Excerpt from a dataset
+++++
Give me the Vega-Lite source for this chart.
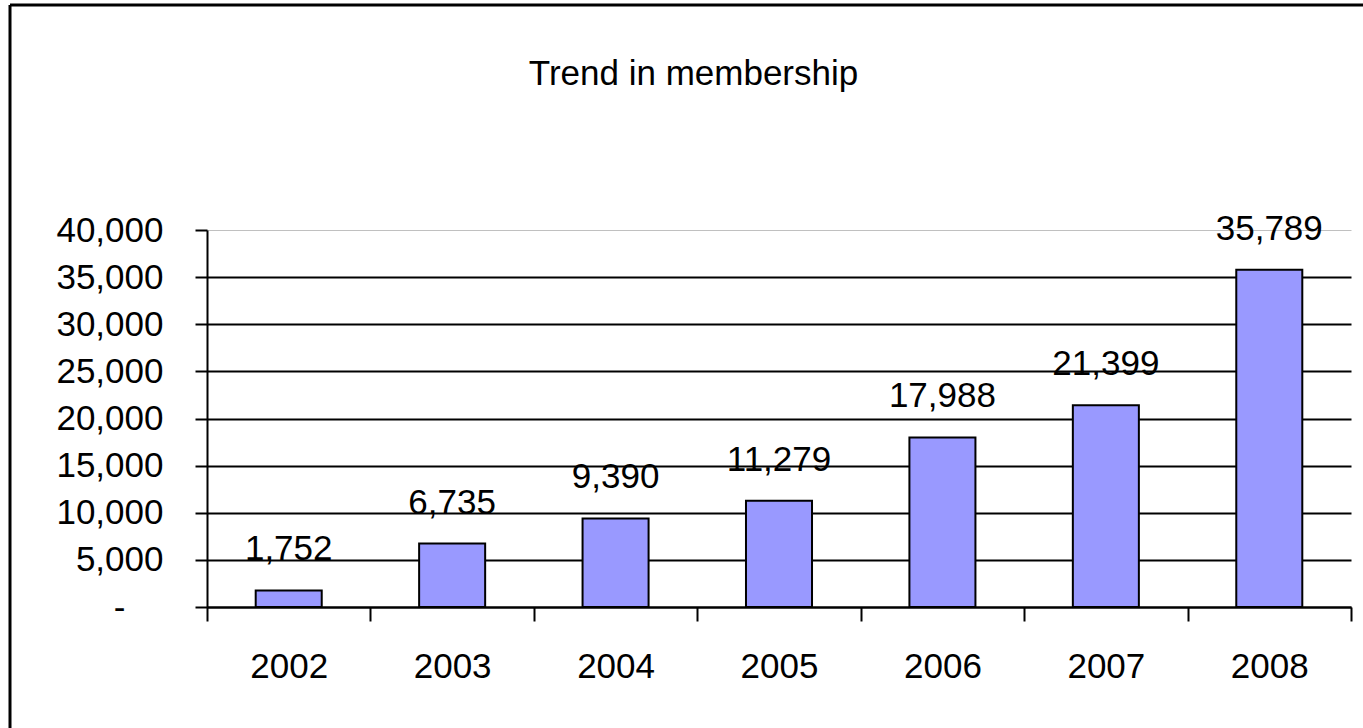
{
  "$schema": "https://vega.github.io/schema/vega-lite/v6.json",
  "width": 1353,
  "height": 723,
  "autosize": {"type": "none"},
  "padding": {"left": 10, "top": 5, "right": 0, "bottom": 0},
  "background": "white",
  "config": {
    "font": "Liberation Sans",
    "view": {"stroke": "black", "strokeWidth": 3, "strokeDash": [1353, 2076, 723, 0]}
  },
  "title": {
    "text": "Trend in membership",
    "fontSize": 35,
    "font": "Liberation Sans",
    "fontWeight": "normal",
    "color": "black",
    "anchor": "middle",
    "frame": "group",
    "baseline": "alphabetic",
    "offset": -115,
    "dx": 7
  },
  "data": {
    "values": [
      {"year": "2002", "members": 1752},
      {"year": "2003", "members": 6735},
      {"year": "2004", "members": 9390},
      {"year": "2005", "members": 11279},
      {"year": "2006", "members": 17988},
      {"year": "2007", "members": 21399},
      {"year": "2008", "members": 35789}
    ]
  },
  "encoding": {
    "x": {
      "field": "year",
      "type": "nominal",
      "sort": null,
      "scale": {"range": [197, 1341], "paddingInner": 0, "paddingOuter": 0},
      "axis": {
        "title": null,
        "offset": -121,
        "labelAngle": 0,
        "labelFontSize": 35,
        "labelColor": "black",
        "labelPadding": 28,
        "tickBand": "extent",
        "tickSize": 14,
        "tickWidth": 2,
        "tickColor": "black",
        "domainColor": "black",
        "domainWidth": 2,
        "grid": false
      }
    },
    "y": {
      "field": "members",
      "type": "quantitative",
      "scale": {"domain": [0, 40000], "range": [602, 225], "nice": false},
      "axis": {
        "title": null,
        "offset": -197,
        "values": [0, 5000, 10000, 15000, 20000, 25000, 30000, 35000, 40000],
        "labelExpr": "datum.value == 0 ? '-' : format(datum.value, ',')",
        "labelFontSize": 35,
        "labelColor": "black",
        "labelPadding": {"condition": {"test": "datum.value == 0", "value": 70}, "value": 32},
        "tickSize": 12,
        "tickWidth": 2,
        "tickColor": "black",
        "domainColor": "black",
        "domainWidth": 2,
        "grid": true,
        "gridColor": {"condition": {"test": "datum.value == 40000", "value": "#c0c0c0"}, "value": "black"},
        "gridWidth": {"condition": {"test": "datum.value == 40000", "value": 1}, "value": 2},
        "gridOpacity": 1
      }
    }
  },
  "layer": [
    {
      "mark": {"type": "bar", "width": {"band": 0.404}, "color": "#9999FF", "stroke": "black", "strokeWidth": 2}
    },
    {
      "mark": {"type": "text", "baseline": "alphabetic", "dy": -30, "fontSize": 35, "color": "black"},
      "encoding": {"text": {"field": "members", "type": "quantitative", "format": ","}}
    }
  ]
}
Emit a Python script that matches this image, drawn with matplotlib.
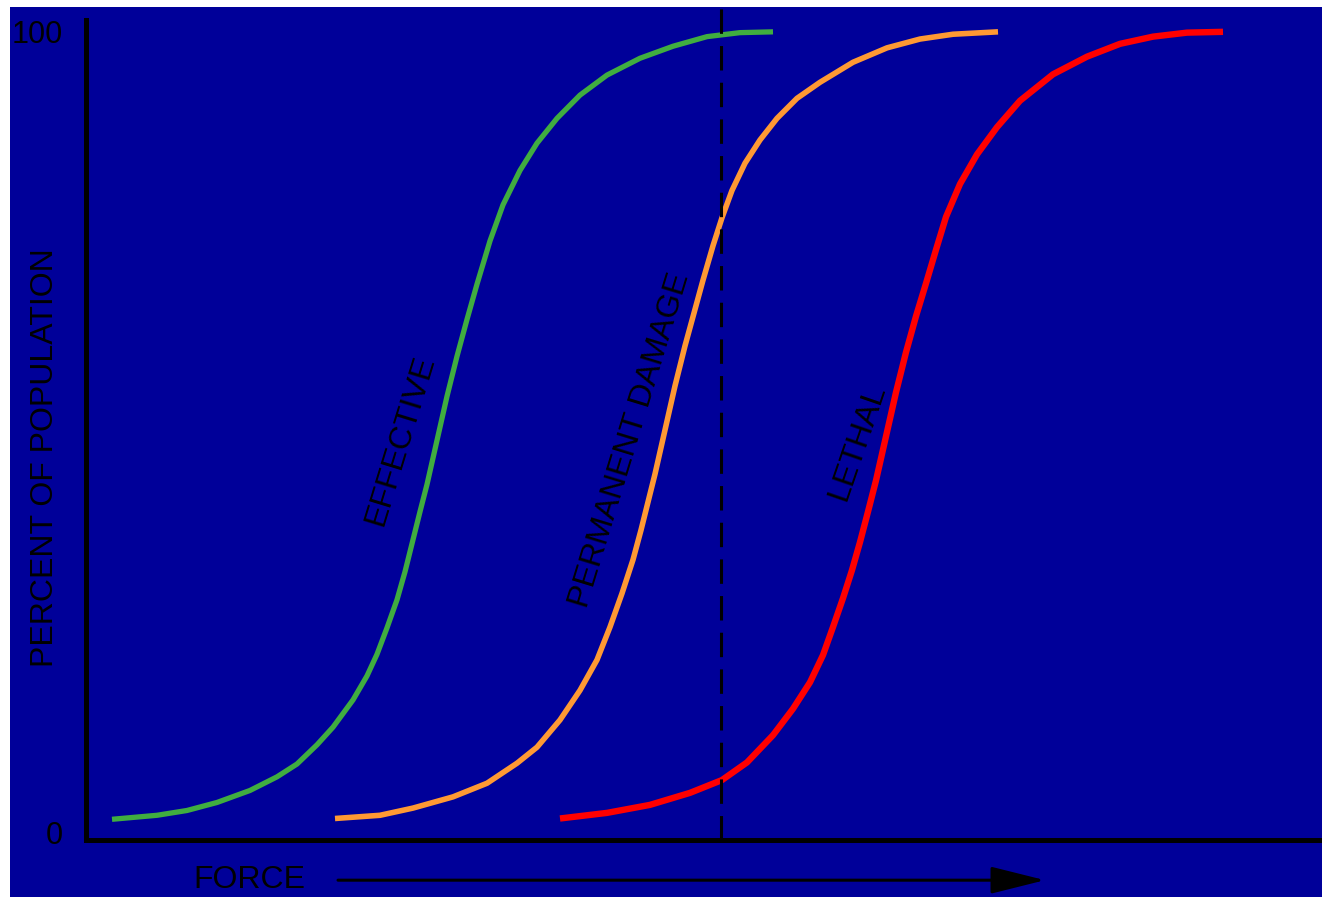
import matplotlib.pyplot as plt

# curve data (force in arbitrary units, percent of population)
effective_x = [2.6, 7.1, 10.1, 13.1, 16.4, 19.1, 21.1, 23.1, 24.7, 26.7, 28.1, 29.1,
               30.1, 31.1, 31.9, 32.7, 33.4, 34.1, 35.1, 36.1, 37.1, 38.1, 39.1,
               40.4, 41.7, 43.4, 45.1, 47.1, 49.4, 52.1, 55.4, 58.7, 62.1, 65.4, 68.7]
effective_y = [1.6, 2.1, 2.7, 3.7, 5.2, 6.9, 8.5, 10.9, 13.1, 16.5, 19.5, 22.2,
               25.5, 29.0, 32.5, 36.5, 40.0, 43.4, 48.9, 54.4, 59.4, 64.0, 68.4,
               73.8, 78.3, 82.6, 86.0, 89.1, 92.0, 94.5, 96.6, 98.1, 99.3, 99.8, 99.9]

damage_x = [24.9, 29.4, 32.7, 36.7, 40.1, 43.1, 45.1, 47.4, 49.4, 51.1, 52.4, 53.6,
            54.7, 55.5, 56.2, 56.9, 57.9, 58.9, 59.9, 60.8, 61.7, 62.7, 63.6, 64.6,
            65.9, 67.4, 69.1, 71.1, 73.4, 76.7, 80.1, 83.4, 86.7, 91.2]
damage_y = [1.7, 2.1, 3.0, 4.4, 6.1, 8.6, 10.6, 14.0, 17.7, 21.5, 25.6, 29.8,
            34.0, 37.7, 41.2, 44.7, 50.2, 55.7, 60.7, 64.8, 68.9, 73.2, 76.7, 80.1,
            83.5, 86.4, 89.1, 91.6, 93.6, 96.1, 97.9, 99.0, 99.6, 99.9]

lethal_x = [47.4, 52.1, 56.4, 60.4, 63.6, 66.1, 68.7, 70.7, 72.4, 73.7, 74.7, 75.7,
            76.6, 77.4, 78.2, 79.0, 80.0, 81.0, 82.0, 83.0, 84.0, 85.0, 86.0, 87.4,
            89.1, 91.1, 93.4, 96.7, 100.1, 103.4, 106.7, 110.1, 113.7]
lethal_y = [1.7, 2.4, 3.4, 4.9, 6.5, 8.7, 12.1, 15.4, 18.7, 22.1, 25.6, 29.2,
            32.7, 36.2, 40.0, 43.9, 49.4, 54.9, 59.9, 64.4, 68.5, 72.7, 76.8, 80.9,
            84.6, 88.0, 91.3, 94.6, 96.8, 98.4, 99.3, 99.8, 99.9]

force_mark = 63.5
y_ticks = [0, 100]
y_ticklabels = ['0', '100']

# layout
xlo, xhi = -7.6, 123.6
ylo, yhi = -8.1, 103.0
axis_y = -1.0
bg = '#000099'

plt.rcParams['font.family'] = ['Liberation Sans', 'DejaVu Sans']

fig = plt.figure(figsize=(13.22, 8.97), dpi=100, facecolor='white')
ax = fig.add_axes([10 / 1322, 0, 1312 / 1322, 890 / 897], facecolor=bg)

line_kw = dict(solid_joinstyle='round', solid_capstyle='butt')
ax.plot(effective_x, effective_y, color='#40AD40', lw=3.8, **line_kw)
ax.plot(damage_x, damage_y, color='#FF9933', lw=4.0, **line_kw)
ax.plot(lethal_x, lethal_y, color='#FF0000', lw=4.6, **line_kw)

ax.axvline(force_mark, ymin=(axis_y - ylo) / (yhi - ylo), ymax=1,
           color='black', lw=2.2, linestyle=(0, (8, 4)))

ax.set_xlim(xlo, xhi)
ax.set_ylim(ylo, yhi)

for s in ['top', 'right']:
    ax.spines[s].set_visible(False)
ax.spines['left'].set_position(('data', 0))
ax.spines['bottom'].set_position(('data', axis_y))
ax.spines['left'].set_bounds(axis_y, 101.4)
ax.spines['bottom'].set_bounds(0, xhi)
for s in ['left', 'bottom']:
    ax.spines[s].set_linewidth(3.6)
    ax.spines[s].set_color('black')

ax.set_xticks([])
ax.set_yticks(y_ticks)
ax.set_yticklabels(y_ticklabels)
ax.tick_params(axis='y', length=0, pad=17, labelsize=22, labelcolor='black')

txt = dict(fontsize=23, color='black', ha='center', va='center', rotation_mode='anchor')
ax.text(31.4, 48.9, 'EFFECTIVE', rotation=73, **txt)
ax.text(54.4, 48.9, 'PERMANENT DAMAGE', rotation=73, **txt)
ax.text(77.2, 48.7, 'LETHAL', rotation=71, **txt)
ax.text(-4.1, 46.8, 'PERCENT OF POPULATION', rotation=90, **txt)
ax.text(16.3, -6.0, 'FORCE', **txt)

ax.annotate('', xy=(95.9, -6.0), xytext=(25.2, -6.0),
            arrowprops=dict(arrowstyle='-|>,head_length=2.4,head_width=0.6',
                            mutation_scale=14, lw=2.2, color='black',
                            shrinkA=0, shrinkB=0))

fig.savefig('out.png', dpi=100, facecolor='white')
+++++
Going back to the data above, write out everything from the line with "Emit a Python" down to the line with "import matplotlib.pyplot as plt", both included, leaving every picture out.

Emit a Python script that matches this image, drawn with matplotlib.
import matplotlib.pyplot as plt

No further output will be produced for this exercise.